>> start

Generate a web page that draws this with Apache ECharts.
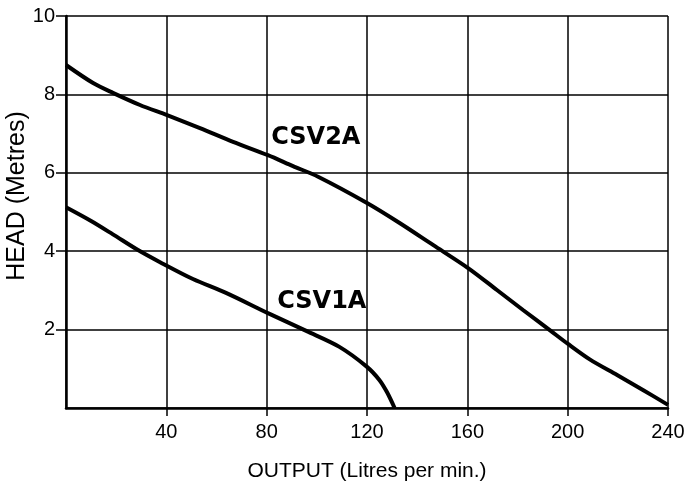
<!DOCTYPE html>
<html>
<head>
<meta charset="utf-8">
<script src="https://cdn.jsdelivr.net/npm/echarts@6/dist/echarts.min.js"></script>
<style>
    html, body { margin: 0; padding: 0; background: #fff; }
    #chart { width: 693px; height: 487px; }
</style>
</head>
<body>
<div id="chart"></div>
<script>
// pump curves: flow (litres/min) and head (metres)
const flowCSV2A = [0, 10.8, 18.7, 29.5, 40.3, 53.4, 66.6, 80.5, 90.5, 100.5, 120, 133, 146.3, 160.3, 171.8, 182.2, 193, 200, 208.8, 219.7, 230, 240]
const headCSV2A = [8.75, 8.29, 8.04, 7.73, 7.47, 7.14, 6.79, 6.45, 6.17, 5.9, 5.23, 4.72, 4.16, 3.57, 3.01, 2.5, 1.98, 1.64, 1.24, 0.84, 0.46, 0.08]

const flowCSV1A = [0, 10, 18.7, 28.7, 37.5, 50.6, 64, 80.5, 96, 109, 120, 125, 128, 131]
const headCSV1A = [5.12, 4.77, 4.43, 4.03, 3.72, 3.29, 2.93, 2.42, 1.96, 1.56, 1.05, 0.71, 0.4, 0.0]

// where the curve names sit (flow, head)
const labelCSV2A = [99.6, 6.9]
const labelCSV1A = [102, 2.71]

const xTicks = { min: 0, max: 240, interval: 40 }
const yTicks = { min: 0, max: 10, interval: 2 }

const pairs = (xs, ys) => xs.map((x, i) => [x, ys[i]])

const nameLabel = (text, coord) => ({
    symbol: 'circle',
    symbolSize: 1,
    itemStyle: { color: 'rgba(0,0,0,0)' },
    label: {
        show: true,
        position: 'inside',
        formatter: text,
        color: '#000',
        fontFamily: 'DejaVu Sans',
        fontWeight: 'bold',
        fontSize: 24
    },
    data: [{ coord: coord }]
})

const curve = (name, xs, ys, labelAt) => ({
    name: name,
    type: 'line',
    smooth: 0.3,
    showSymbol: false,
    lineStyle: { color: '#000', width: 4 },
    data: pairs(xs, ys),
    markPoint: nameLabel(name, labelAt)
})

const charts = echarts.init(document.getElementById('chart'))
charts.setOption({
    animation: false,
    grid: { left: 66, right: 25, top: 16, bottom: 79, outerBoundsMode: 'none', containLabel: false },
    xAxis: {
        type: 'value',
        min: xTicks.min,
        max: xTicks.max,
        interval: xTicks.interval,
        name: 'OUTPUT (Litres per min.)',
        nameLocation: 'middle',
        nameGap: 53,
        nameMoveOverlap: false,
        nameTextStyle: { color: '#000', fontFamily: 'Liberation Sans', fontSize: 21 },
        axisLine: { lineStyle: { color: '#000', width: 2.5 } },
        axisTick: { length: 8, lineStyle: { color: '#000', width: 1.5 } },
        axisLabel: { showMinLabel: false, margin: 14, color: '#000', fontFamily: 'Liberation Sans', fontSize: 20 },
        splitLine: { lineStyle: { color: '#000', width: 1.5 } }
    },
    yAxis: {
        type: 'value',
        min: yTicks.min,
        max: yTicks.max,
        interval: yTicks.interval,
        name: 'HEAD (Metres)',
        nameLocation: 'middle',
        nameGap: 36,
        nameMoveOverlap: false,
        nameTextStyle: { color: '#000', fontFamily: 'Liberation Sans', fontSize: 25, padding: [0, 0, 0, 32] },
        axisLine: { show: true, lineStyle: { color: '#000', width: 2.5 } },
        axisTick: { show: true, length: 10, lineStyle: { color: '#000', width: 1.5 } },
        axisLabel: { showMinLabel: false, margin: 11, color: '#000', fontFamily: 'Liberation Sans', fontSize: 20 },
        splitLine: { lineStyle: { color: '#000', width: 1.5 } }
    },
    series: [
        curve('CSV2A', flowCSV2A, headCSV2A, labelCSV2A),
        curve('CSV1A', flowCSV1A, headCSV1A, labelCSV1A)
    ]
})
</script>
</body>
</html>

>> end

» Problem description:
Please write out all the data again word for word, but not the pictures.

» Result of this exercise:
Generate a web page that draws this with Apache ECharts.
<!DOCTYPE html>
<html>
<head>
<meta charset="utf-8">
<script src="https://cdn.jsdelivr.net/npm/echarts@6/dist/echarts.min.js"></script>
<style>
    html, body { margin: 0; padding: 0; background: #fff; }
    #chart { width: 693px; height: 487px; }
</style>
</head>
<body>
<div id="chart"></div>
<script>
// pump curves: flow (litres/min) and head (metres)
const flowCSV2A = [0, 10.8, 18.7, 29.5, 40.3, 53.4, 66.6, 80.5, 90.5, 100.5, 120, 133, 146.3, 160.3, 171.8, 182.2, 193, 200, 208.8, 219.7, 230, 240]
const headCSV2A = [8.75, 8.29, 8.04, 7.73, 7.47, 7.14, 6.79, 6.45, 6.17, 5.9, 5.23, 4.72, 4.16, 3.57, 3.01, 2.5, 1.98, 1.64, 1.24, 0.84, 0.46, 0.08]

const flowCSV1A = [0, 10, 18.7, 28.7, 37.5, 50.6, 64, 80.5, 96, 109, 120, 125, 128, 131]
const headCSV1A = [5.12, 4.77, 4.43, 4.03, 3.72, 3.29, 2.93, 2.42, 1.96, 1.56, 1.05, 0.71, 0.4, 0.0]

// where the curve names sit (flow, head)
const labelCSV2A = [99.6, 6.9]
const labelCSV1A = [102, 2.71]

const xTicks = { min: 0, max: 240, interval: 40 }
const yTicks = { min: 0, max: 10, interval: 2 }

const pairs = (xs, ys) => xs.map((x, i) => [x, ys[i]])

const nameLabel = (text, coord) => ({
    symbol: 'circle',
    symbolSize: 1,
    itemStyle: { color: 'rgba(0,0,0,0)' },
    label: {
        show: true,
        position: 'inside',
        formatter: text,
        color: '#000',
        fontFamily: 'DejaVu Sans',
        fontWeight: 'bold',
        fontSize: 24
    },
    data: [{ coord: coord }]
})

const curve = (name, xs, ys, labelAt) => ({
    name: name,
    type: 'line',
    smooth: 0.3,
    showSymbol: false,
    lineStyle: { color: '#000', width: 4 },
    data: pairs(xs, ys),
    markPoint: nameLabel(name, labelAt)
})

const charts = echarts.init(document.getElementById('chart'))
charts.setOption({
    animation: false,
    grid: { left: 66, right: 25, top: 16, bottom: 79, outerBoundsMode: 'none', containLabel: false },
    xAxis: {
        type: 'value',
        min: xTicks.min,
        max: xTicks.max,
        interval: xTicks.interval,
        name: 'OUTPUT (Litres per min.)',
        nameLocation: 'middle',
        nameGap: 53,
        nameMoveOverlap: false,
        nameTextStyle: { color: '#000', fontFamily: 'Liberation Sans', fontSize: 21 },
        axisLine: { lineStyle: { color: '#000', width: 2.5 } },
        axisTick: { length: 8, lineStyle: { color: '#000', width: 1.5 } },
        axisLabel: { showMinLabel: false, margin: 14, color: '#000', fontFamily: 'Liberation Sans', fontSize: 20 },
        splitLine: { lineStyle: { color: '#000', width: 1.5 } }
    },
    yAxis: {
        type: 'value',
        min: yTicks.min,
        max: yTicks.max,
        interval: yTicks.interval,
        name: 'HEAD (Metres)',
        nameLocation: 'middle',
        nameGap: 36,
        nameMoveOverlap: false,
        nameTextStyle: { color: '#000', fontFamily: 'Liberation Sans', fontSize: 25, padding: [0, 0, 0, 32] },
        axisLine: { show: true, lineStyle: { color: '#000', width: 2.5 } },
        axisTick: { show: true, length: 10, lineStyle: { color: '#000', width: 1.5 } },
        axisLabel: { showMinLabel: false, margin: 11, color: '#000', fontFamily: 'Liberation Sans', fontSize: 20 },
        splitLine: { lineStyle: { color: '#000', width: 1.5 } }
    },
    series: [
        curve('CSV2A', flowCSV2A, headCSV2A, labelCSV2A),
        curve('CSV1A', flowCSV1A, headCSV1A, labelCSV1A)
    ]
})
</script>
</body>
</html>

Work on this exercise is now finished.